Making a Christmas film that will delight families and stand the test of time comes with its own particular set of pressures. But how do you ensure that your movie becomes one of those tried-and-trusted classics, a family favourite that’s as sure to light up living rooms as the blinking bulbs wrapped around the Christmas tree?
“I would be lying if I said that it was a stated goal to make an immortal classic,” says Kenan. “That’s a dangerous way to approach telling a story. I think you’re lucky if it’s coherent, and you’ve got the luck of a lifetime if it’s actually good.” He laughs. “And for people to want to come back to it? I almost think it’s impossible to plan it. So I would say that, for me, the goal was to be able to have a story that did justice to Matt Haig’s book, which I did feel was a classic Christmas story, and one that actually caught me off-guard. Like a lot of Matt’s writing, it’s entertaining at first glance, but also soul-fulfilling or life-affirming. There’s an uncommon depth to his stories – an emotional and thematic depth that I don’t think you are prepared for. With A Boy Called Christmas, what I was excited about was doing justice to that breadth of theme, and capturing the human experience, on the back of a holiday that we can take for granted, because there are so many movies that come out every year that try to push very familiar triggers, and do it in ways that sometimes are good, sometimes are bad.”

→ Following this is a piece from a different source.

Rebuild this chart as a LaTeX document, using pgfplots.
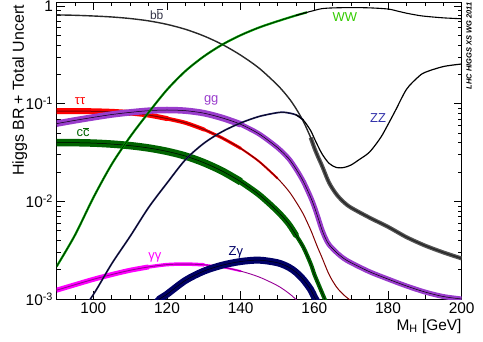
\documentclass[border=0pt]{standalone}
\usepackage{fontspec}
\setmainfont{Liberation Sans}
\usepackage{pgfplots}
\pgfplotsset{compat=1.18}
\usepackage{pgfplotstable}

\definecolor{ttred}{RGB}{255,0,0}
\definecolor{ttdark}{RGB}{128,0,0}
\definecolor{ggpurple}{RGB}{153,60,204}
\definecolor{ccgreen}{RGB}{0,100,0}
\definecolor{aamag}{RGB}{255,0,255}
\definecolor{aadark}{RGB}{150,0,150}
\definecolor{zanavy}{RGB}{0,0,102}
\definecolor{wwgreen}{RGB}{0,160,0}
\definecolor{wwlabel}{RGB}{51,204,0}
\definecolor{zznavy}{RGB}{30,30,95}
\definecolor{zzlabel}{RGB}{51,51,170}
\definecolor{bbgray}{RGB}{85,85,85}
\definecolor{bbline}{RGB}{40,40,40}
\definecolor{bblabel}{RGB}{50,50,70}

\newcommand{\obar}[1]{{\setbox0\hbox{#1}\rlap{\rule[\dimexpr\ht0+1pt\relax]{\wd0}{0.6pt}}\box0}}

\pgfplotstableread{
m v
90 0.812
95 0.804
100 0.791
105 0.773
110 0.745
115 0.705
120 0.649
125 0.578
130 0.494
135 0.404
140 0.314
145 0.231
150 0.155
153 0.115
155 0.0894
157 0.066
159 0.045
160 0.0352
161 0.0285
162 0.0235
164 0.0155
166 0.0118
168 0.0098
170 0.0086
175 0.0068
180 0.00548
185 0.00430
190 0.00353
195 0.00300
200 0.00260
}\bbdata

\pgfplotstableread{
m v
90 0.0841
95 0.0841
100 0.0836
105 0.0825
110 0.0803
115 0.0765
120 0.0704
125 0.0637
130 0.0545
135 0.0445
140 0.0349
145 0.0256
150 0.0172
153 0.0128
155 0.00991
157 0.0074
159 0.0051
160 0.0041
161 0.0033
162 0.0027
164 0.00178
166 0.00133
168 0.00110
170 0.00096
172 0.00088
175 0.00077
}\ttdata

\pgfplotstableread{
m v
90 0.0400
95 0.0399
100 0.0395
105 0.0386
110 0.0372
115 0.0352
120 0.0325
125 0.0291
130 0.0249
135 0.0204
140 0.0159
145 0.0117
150 0.0079
153 0.0059
155 0.00452
157 0.0034
159 0.0023
160 0.00179
161 0.00145
162 0.00118
164 0.00079
166 0.00060
}\ccdata

\pgfplotstableread{
m v
90 0.0625
95 0.0675
100 0.0725
105 0.0775
110 0.0815
115 0.0848
120 0.0862
125 0.0848
130 0.0800
135 0.0715
140 0.0615
145 0.0490
150 0.0355
153 0.0275
155 0.0215
157 0.0160
159 0.0110
160 0.0088
161 0.0068
162 0.0052
163 0.0042
164 0.0036
166 0.0030
168 0.0026
170 0.00235
175 0.00190
180 0.00160
185 0.00136
190 0.00118
195 0.00106
200 0.00100
}\ggdata

\pgfplotstableread{
m v
90 0.00123
95 0.00140
100 0.00159
105 0.00178
110 0.00197
115 0.00213
120 0.00225
125 0.00228
130 0.00224
135 0.00212
140 0.00193
145 0.00168
150 0.00137
153 0.00115
155 0.00099
157 0.00080
}\aadata

\pgfplotstableread{
m v
117 0.00090
118 0.00100
120 0.00112
125 0.00155
130 0.00193
135 0.00222
140 0.00242
145 0.00250
150 0.00235
153 0.00212
155 0.00188
157 0.00158
159 0.00125
160 0.00105
161 0.00090
162 0.00076
}\zadata

\pgfplotstableread{
m v
90 0.00214
95 0.0045
100 0.0109
105 0.0240
110 0.0459
115 0.0812
120 0.139
125 0.216
130 0.305
135 0.403
140 0.503
145 0.603
150 0.699
155 0.801
158 0.862
160 0.902
162 0.940
165 0.957
170 0.964
175 0.958
180 0.932
183 0.880
185 0.845
188 0.805
190 0.786
195 0.757
200 0.741
}\wwdata

\pgfplotstableread{
m v
90 0.000425
95 0.00060
100 0.00111
105 0.00230
110 0.00439
115 0.00865
120 0.0154
125 0.0267
130 0.0393
135 0.0518
140 0.0635
145 0.0740
150 0.0810
152 0.0815
155 0.0770
157 0.0680
159 0.0530
160 0.0440
162 0.0310
164 0.0245
166 0.0222
168 0.0222
170 0.0236
172 0.0265
175 0.0320
178 0.0450
180 0.0613
182 0.0850
185 0.1400
188 0.1850
190 0.2090
195 0.2400
200 0.2550
}\zzdata

\begin{document}
\begin{tikzpicture}
\begin{axis}[
  scale only axis, width=405.2bp, height=297bp,
  at={(0,0)}, anchor=south west,
  xmin=90, xmax=200, ymode=log, ymin=1e-3, ymax=1.1,
  xtick={100,120,140,160,180,200},
  xticklabels={100,120,140,160,180,200},
  minor xtick={95,105,110,115,125,130,135,145,150,155,165,170,175,185,190,195},
  ytick={0.001,0.01,0.1,1},
  yticklabels={10\textsuperscript{-3},10\textsuperscript{-2},10\textsuperscript{-1},1},
  minor ytick={0.002,0.003,0.004,0.005,0.006,0.007,0.008,0.009,0.02,0.03,0.04,0.05,0.06,0.07,0.08,0.09,0.2,0.3,0.4,0.5,0.6,0.7,0.8,0.9},
  tick align=inside, tick pos=both,
  major tick length=8bp, minor tick length=4bp,
  tick style={black, line width=0.6bp},
  axis line style={line width=0.8bp},
  ticklabel style={font=\fontsize{15.5}{15.5}\selectfont},
  /pgf/number format/assume math mode=true,
  every axis plot/.append style={smooth},
]
% bb
\addplot[bbgray, line width=4bp, restrict x to domain=158:200] table {\bbdata};
\addplot[bbline, line width=1.4bp] table {\bbdata};
% tau tau
\addplot[ttred, line width=6bp, restrict x to domain=90:112] table {\ttdata};
\addplot[ttred, line width=5bp, line cap=round, restrict x to domain=110:122] table {\ttdata};
\addplot[ttred, line width=4bp, line cap=round, restrict x to domain=120:130] table {\ttdata};
\addplot[ttred, line width=3bp, line cap=round, restrict x to domain=130:142] table {\ttdata};
\addplot[ttred, line width=2bp, line cap=round, restrict x to domain=140:150] table {\ttdata};
\addplot[ttdark, line width=1bp] table {\ttdata};
% cc
\addplot[ccgreen, line width=7.5bp, restrict x to domain=90:140] table {\ccdata};
\addplot[ccgreen, line width=6bp, line cap=round, restrict x to domain=140:155] table {\ccdata};
\addplot[ccgreen, line width=4bp, line cap=round, restrict x to domain=155:166] table {\ccdata};
\addplot[black, line width=0.5bp] table {\ccdata};
% gg
\addplot[ggpurple, line width=6.5bp, restrict x to domain=90:140] table {\ggdata};
\addplot[ggpurple, line width=5bp, line cap=round, restrict x to domain=140:200] table {\ggdata};
\addplot[black, line width=0.5bp] table {\ggdata};
% gamma gamma
\addplot[aamag, line width=5bp, restrict x to domain=90:115] table {\aadata};
\addplot[aamag, line width=3.5bp, line cap=round, restrict x to domain=115:130] table {\aadata};
\addplot[aamag, line width=2bp, line cap=round, restrict x to domain=130:140] table {\aadata};
\addplot[aadark, line width=0.9bp] table {\aadata};
% Z gamma
\addplot[zanavy, line width=7bp] table {\zadata};
\addplot[black, line width=0.5bp] table {\zadata};
% WW
\addplot[wwgreen, line width=2.2bp, restrict x to domain=90:158] table {\wwdata};
\addplot[black, line width=0.5bp, restrict x to domain=90:158] table {\wwdata};
\addplot[black, line width=1.1bp, restrict x to domain=155:200] table {\wwdata};
% ZZ
\addplot[zznavy, line width=1.7bp, restrict x to domain=95:158] table {\zzdata};
\addplot[black, line width=0.4bp, restrict x to domain=95:158] table {\zzdata};
\addplot[black, line width=1.2bp, restrict x to domain=155:200] table {\zzdata};

% labels
\node[font=\fontsize{12}{12}\selectfont, text=bblabel] at (axis cs:117.2,0.826) {b\obar{b}};
\node[font=\fontsize{13}{13}\selectfont, text=wwlabel] at (axis cs:168.3,0.769) {WW};
\node[font=\fontsize{13}{13}\selectfont, text=zzlabel] at (axis cs:177.3,0.0713) {ZZ};
\node[font=\fontsize{13}{13}\selectfont, text=ttred] at (axis cs:96.4,0.106) {ττ};
\node[font=\fontsize{13}{13}\selectfont, text=ggpurple] at (axis cs:132,0.109) {gg};
\node[font=\fontsize{13}{13}\selectfont, text=ccgreen] at (axis cs:97.2,0.0512) {c\obar{c}};
\node[font=\fontsize{13}{13}\selectfont, text=aamag] at (axis cs:116.7,0.00269) {γγ};
\node[font=\fontsize{13}{13}\selectfont, text=zanavy] at (axis cs:138.7,0.00303) {Zγ};
\end{axis}
\node[rotate=90, anchor=east, inner sep=0pt, font=\fontsize{7.5}{7.5}\selectfont\bfseries\itshape]
  at (412.5bp,296.5bp) {LHC HIGGS XS WG 2011};
\node[rotate=90, anchor=east, inner sep=0pt, font=\fontsize{16}{16}\selectfont]
  at (-36.8bp,294bp) {Higgs BR + Total Uncert};
\node[anchor=base east, inner sep=0pt, font=\fontsize{15.5}{15.5}\selectfont]
  at (405.2bp,-31.5bp) {M\textsubscript{H} [GeV]};
\pgfresetboundingbox
\path (-56.5bp,-43bp) rectangle (426.5bp,299bp);
\end{tikzpicture}
\end{document}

So, what are some of Kenan’s favourite classic Christmas films? “A Christmas Story is an absolute, stone-cold classic of the form, and A Nightmare Before Christmas has to be up there, in terms of dismantling the myth and putting it back together. It’s a glorious film. And I would have to say Home Alone – it reallysneaks up on you by reminding you how important family is at this time of year, by the absence of family. It’s an incredible conceit that works on lots of levels. And I do think there’s a reason Elf has made it up to the pantheon. It’s because it’s found a way to entertain while landing an emotional gut punch. And Gremlins is right up there!”
Kenan is far too modest to even begin to suggest that his own film deserves mention in the same breath. But who knows? Perhaps in 20 years’ time, when the generation of children who will this year enjoy A Boy Called Christmas with their families have grown up, they will perhaps namecheck A Boy Called Christmas alongside all of the classics listed above. Now that would be magical.